Admittedly, attacks on the secretary general go with the territory. If Ban didn’t meet with the junta in Myanmar, for example, he would have been accused of doing nothing. But by making the trip, he risks accusations of countenancing tyranny — as well as the possibility of public failure. In the end, he did the right thing and went to Myanmar, where he spoke very forthrightly to the leadership. He secured the release of some political prisoners and is still pressing for the release of others. In late September, he moved from strong words in private to a public dressing down when he revealed that he’d told the Burmese prime minister “that the onus was on the Government to create the necessary conditions for credible and inclusive elections, including the release of Daw Aung San Suu Kyi and all political prisoners.”
That shift indicates a learning process. Part of the problem has been cultural. By temperament and culture Ban avoided public, and thus newsworthy, confrontations even though in closed rooms with leaders he can be very forthright. Although “kick and tell” is not a desirable trait in the world’s arch-diplomat, the Western press disagrees. Despite his affability and accessibility to the media, Ban’s refusal to deliver controversy or sound bites appears like evasiveness to the Western media. On some issues, he is in fact evasive.
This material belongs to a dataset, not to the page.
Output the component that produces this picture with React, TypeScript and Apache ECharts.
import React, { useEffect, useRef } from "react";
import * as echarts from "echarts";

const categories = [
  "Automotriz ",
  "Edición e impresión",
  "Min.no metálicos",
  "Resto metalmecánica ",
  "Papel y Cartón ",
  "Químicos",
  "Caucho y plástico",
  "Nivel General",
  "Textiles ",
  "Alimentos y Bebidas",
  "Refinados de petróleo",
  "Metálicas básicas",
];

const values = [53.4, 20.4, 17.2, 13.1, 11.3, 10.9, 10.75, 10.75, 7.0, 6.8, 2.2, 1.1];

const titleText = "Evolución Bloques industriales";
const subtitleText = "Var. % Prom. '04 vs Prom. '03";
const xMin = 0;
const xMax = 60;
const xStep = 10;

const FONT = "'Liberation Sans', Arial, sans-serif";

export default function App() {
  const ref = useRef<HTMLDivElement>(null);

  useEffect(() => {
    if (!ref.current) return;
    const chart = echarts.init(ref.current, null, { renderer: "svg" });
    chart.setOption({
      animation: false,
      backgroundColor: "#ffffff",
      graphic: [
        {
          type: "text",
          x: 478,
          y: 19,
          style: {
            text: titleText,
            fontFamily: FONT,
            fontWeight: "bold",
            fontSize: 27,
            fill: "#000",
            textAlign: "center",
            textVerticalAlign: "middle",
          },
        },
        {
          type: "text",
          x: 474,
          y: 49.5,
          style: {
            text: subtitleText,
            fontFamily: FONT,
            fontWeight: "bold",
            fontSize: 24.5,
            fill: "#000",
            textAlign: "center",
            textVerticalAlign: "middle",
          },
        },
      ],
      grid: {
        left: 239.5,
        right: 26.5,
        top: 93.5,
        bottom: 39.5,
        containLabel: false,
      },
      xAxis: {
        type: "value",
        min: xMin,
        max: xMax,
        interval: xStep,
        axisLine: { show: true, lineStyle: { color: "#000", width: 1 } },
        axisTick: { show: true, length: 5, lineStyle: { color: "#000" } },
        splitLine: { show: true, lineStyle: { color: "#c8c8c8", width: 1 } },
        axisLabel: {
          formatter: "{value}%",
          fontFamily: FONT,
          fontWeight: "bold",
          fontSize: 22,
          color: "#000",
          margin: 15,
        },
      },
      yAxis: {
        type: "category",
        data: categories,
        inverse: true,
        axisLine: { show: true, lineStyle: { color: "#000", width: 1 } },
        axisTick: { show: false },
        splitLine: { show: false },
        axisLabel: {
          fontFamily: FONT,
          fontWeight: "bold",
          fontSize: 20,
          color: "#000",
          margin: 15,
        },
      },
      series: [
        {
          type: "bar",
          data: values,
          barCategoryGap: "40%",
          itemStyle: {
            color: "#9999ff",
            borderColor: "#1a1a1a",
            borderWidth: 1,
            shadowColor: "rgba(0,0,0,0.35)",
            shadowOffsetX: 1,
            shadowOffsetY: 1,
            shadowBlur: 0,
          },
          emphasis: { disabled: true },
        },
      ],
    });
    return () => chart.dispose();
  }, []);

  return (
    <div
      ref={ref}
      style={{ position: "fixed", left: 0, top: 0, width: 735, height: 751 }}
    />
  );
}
But his stance on Myanmar suggests that he is learning to use the bully pulpit of his office to reinforce his private messages.
Where he has shown the most rapid learning curve has been on the Middle East. As South Korean foreign minister, given the focus on Northeast Asia, the Middle East is understandably not on the top of his agenda. His initial impulse was to take the Israeli point of view. At U.S. and Israeli bidding, he purged “Arabists” at UN headquarters who upheld UN resolutions.
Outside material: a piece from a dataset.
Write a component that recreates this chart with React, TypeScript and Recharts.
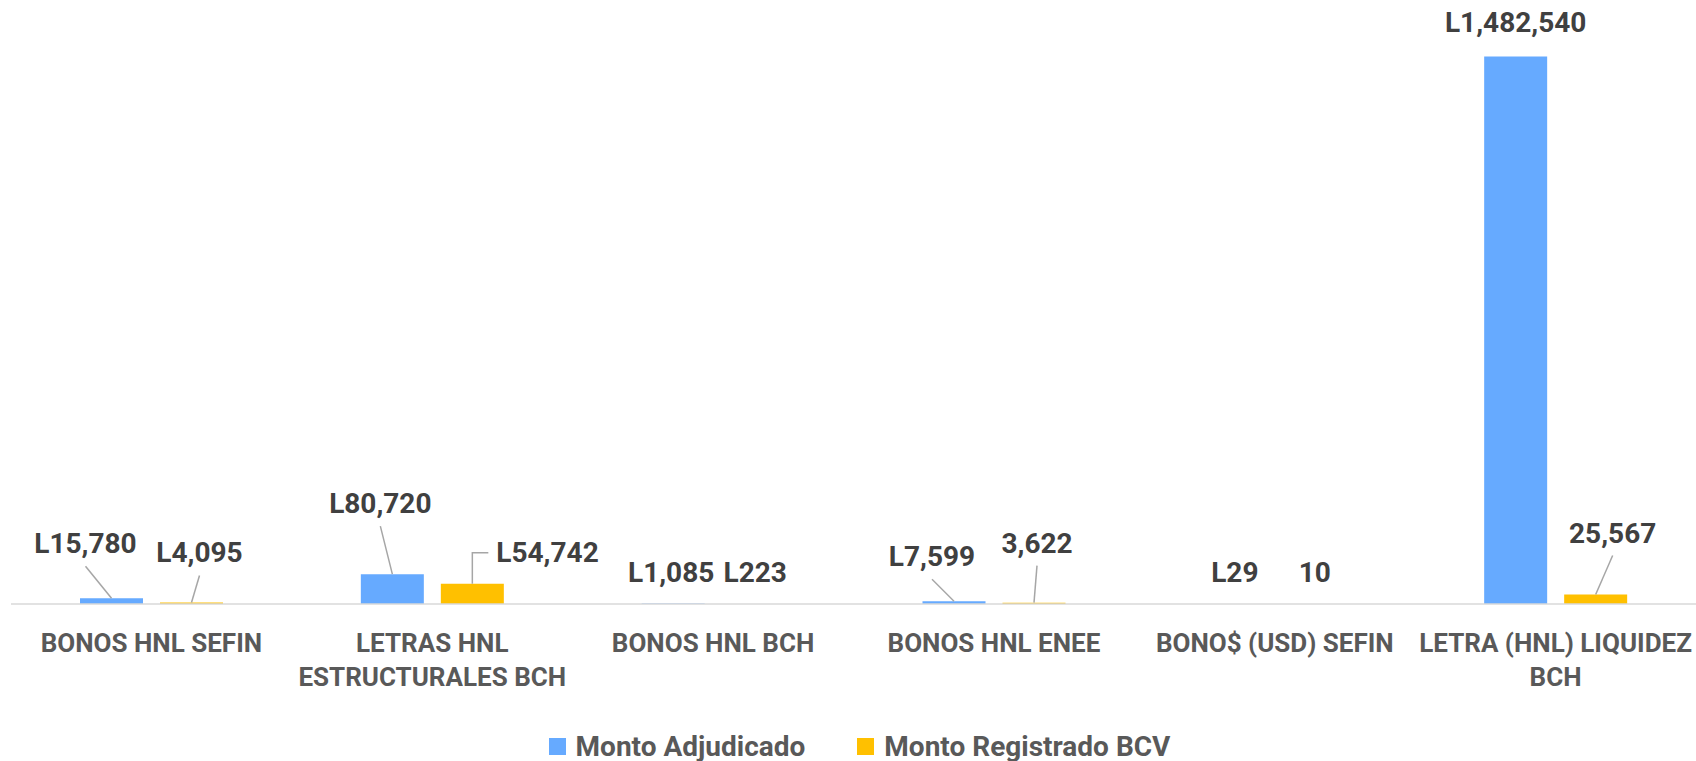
import React from 'react';
import { BarChart, Bar, XAxis, YAxis, Legend, LabelList } from 'recharts';

const categories = [
  'BONOS HNL SEFIN',
  'LETRAS HNL\nESTRUCTURALES BCH',
  'BONOS HNL BCH',
  'BONOS HNL ENEE',
  'BONO$ (USD) SEFIN',
  'LETRA (HNL) LIQUIDEZ\nBCH',
];
const montoAdjudicado = [15780, 80720, 1085, 7599, 29, 1482540];
const montoRegistrado = [4095, 54742, 223, 3622, 10, 25567];

// the original only prints the "L" on some of the labels
const adjPrefix = ['L', 'L', 'L', 'L', 'L', 'L'];
const bcvPrefix = ['L', 'L', 'L', '', '', ''];

// hand-moved labels (offset from bar top centre) and their leader lines
const adjShift = [[-26, -45], [-12, -61], [-2, -22], [-22, -35], [0, -22], [0, -24]];
const bcvShift = [[8, -40], [24, -22], [2, -22], [3, -50], [0, -22], [17, -52]];
const adjLeader = ['line', 'line', 'none', 'line', 'none', 'none'];
const bcvLeader = ['line', 'elbow', 'none', 'line', 'none', 'line'];

const data = categories.map((name, i) => ({
  name,
  adjudicado: montoAdjudicado[i],
  registrado: montoRegistrado[i],
}));

const FONT = 'Roboto, "Liberation Sans", sans-serif';

const makeLabel = (prefix: string[], shift: number[][], leader: string[]) => (props: any) => {
  const { x, y, width, index, value } = props;
  const cx = x + width / 2;
  const [dx, dy] = shift[index];
  const lx = cx + dx;
  const by = y + dy;
  const kind = leader[index];
  const text = prefix[index] + Number(value).toLocaleString('en-US');
  return (
    <g>
      {kind === 'line' && (
        <line x1={lx} y1={by + 13} x2={cx} y2={y} stroke="#A6A6A6" strokeWidth={1.5} />
      )}
      {kind === 'elbow' && (
        <polyline
          points={`${lx - 8},${by - 9} ${cx},${by - 9} ${cx},${y}`}
          fill="none"
          stroke="#A6A6A6"
          strokeWidth={1.5}
        />
      )}
      <text
        x={lx}
        y={by}
        textAnchor={kind === 'elbow' ? 'start' : 'middle'}
        fill="#404040"
        fontSize={28}
        fontWeight={700}
        fontFamily={FONT}
      >
        {text}
      </text>
    </g>
  );
};

const CategoryTick = (props: any) => {
  const { x, y, payload } = props;
  const lines = String(payload.value).split('\n');
  return (
    <text x={x} y={y} textAnchor="middle" fill="#595959" fontSize={26} fontWeight={700} fontFamily={FONT}>
      {lines.map((l, i) => (
        <tspan key={i} x={x} dy={i === 0 ? 48 : 34}>
          {l}
        </tspan>
      ))}
    </text>
  );
};

const LegendContent = (props: any) => (
  <div
    style={{
      display: 'flex',
      justifyContent: 'center',
      alignItems: 'center',
      gap: 52,
      paddingLeft: 12,
      height: 30,
      fontFamily: FONT,
      fontWeight: 700,
      fontSize: 28,
      color: '#595959',
    }}
  >
    {(props.payload || []).map((p: any) => (
      <div key={p.value} style={{ display: 'flex', alignItems: 'center', gap: 10 }}>
        <span style={{ width: 17, height: 17, background: p.color, display: 'inline-block' }} />
        <span>{p.value}</span>
      </div>
    ))}
  </div>
);

const App = () => {
  return (
    <div style={{ position: 'absolute', left: 0, top: 0, width: 1696, height: 761, background: '#fff' }}>
      <BarChart
        width={1696}
        height={761}
        data={data}
        margin={{ top: 13, right: 0, left: 11, bottom: 0 }}
        barCategoryGap={69}
        barGap={17}
      >
        <XAxis
          dataKey="name"
          interval={0}
          tickLine={false}
          tickSize={0}
          tickMargin={0}
          height={127}
          axisLine={{ stroke: '#D9D9D9', strokeWidth: 1.5 }}
          tick={<CategoryTick />}
        />
        <YAxis hide domain={[0, 1600000]} />
        <Legend verticalAlign="bottom" height={30} content={<LegendContent />} />
        <Bar dataKey="adjudicado" name="Monto Adjudicado" fill="#66AAFF" isAnimationActive={false}>
          <LabelList dataKey="adjudicado" content={makeLabel(adjPrefix, adjShift, adjLeader)} />
        </Bar>
        <Bar dataKey="registrado" name="Monto Registrado BCV" fill="#FFC000" isAnimationActive={false}>
          <LabelList dataKey="registrado" content={makeLabel(bcvPrefix, bcvShift, bcvLeader)} />
        </Bar>
      </BarChart>
    </div>
  );
};

export default App;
Exposure to Benjamin Netanyahu and the reality on the ground seem to have brought him a long way toward the common global view reflected in UN Resolution 242 on the principles for Middle East peace and other resolutions. His burying of the recent report he had commissioned on Israeli actions in Gaza is part of a long secretariat tradition of protecting Israel and suggests that he still has some way to go. Nonetheless he has gone much further than the Obama administration in characterizing Israel’s settlements as illegal.
Bridging the Charisma Divide
The job of the secretary general is, by its nature, frustrating. Ban persuaded Sudan to accept peacekeepers in Darfur, but failed to secure essential Western logistics such as air support in particular. As always, subsequent scapegoating of “UN failure” obscured his initial success (not to mention Western culpability).
Recently, his staff has tried to remedy his perceived charisma deficit. They have pointed out that he has appointed more women to senior positions in the organization than ever before. There is also his work in persuading some countries and companies to set aside differences and donate flu vaccines for developing countries. These are fine achievements, but the world expects him to deliver more of the ethical dimension of a UN secretary general, even as he dips his arms in the sordid sink of realpolitik.
With the Obama administration, Ban has the best chance of any of his recent predecessors of speaking truth to power and emerging unscathed. Consider, for instance, his labeling the United States a “deadbeat” over its dues arrears this March. The recent firing of Clinton/Holbrooke protégé Peter Galbraith from the Afghan mission, whether wise or not, at least indicates a willingness to stand up to the United States.
Ban’s independence is actually a boon for Washington. The secretary general, with his penchant for multilateral diplomacy, often says and does what President Obama believes but can’t say publically. More straight-talking from Ban could actually help the declared foreign policy objectives of the White House.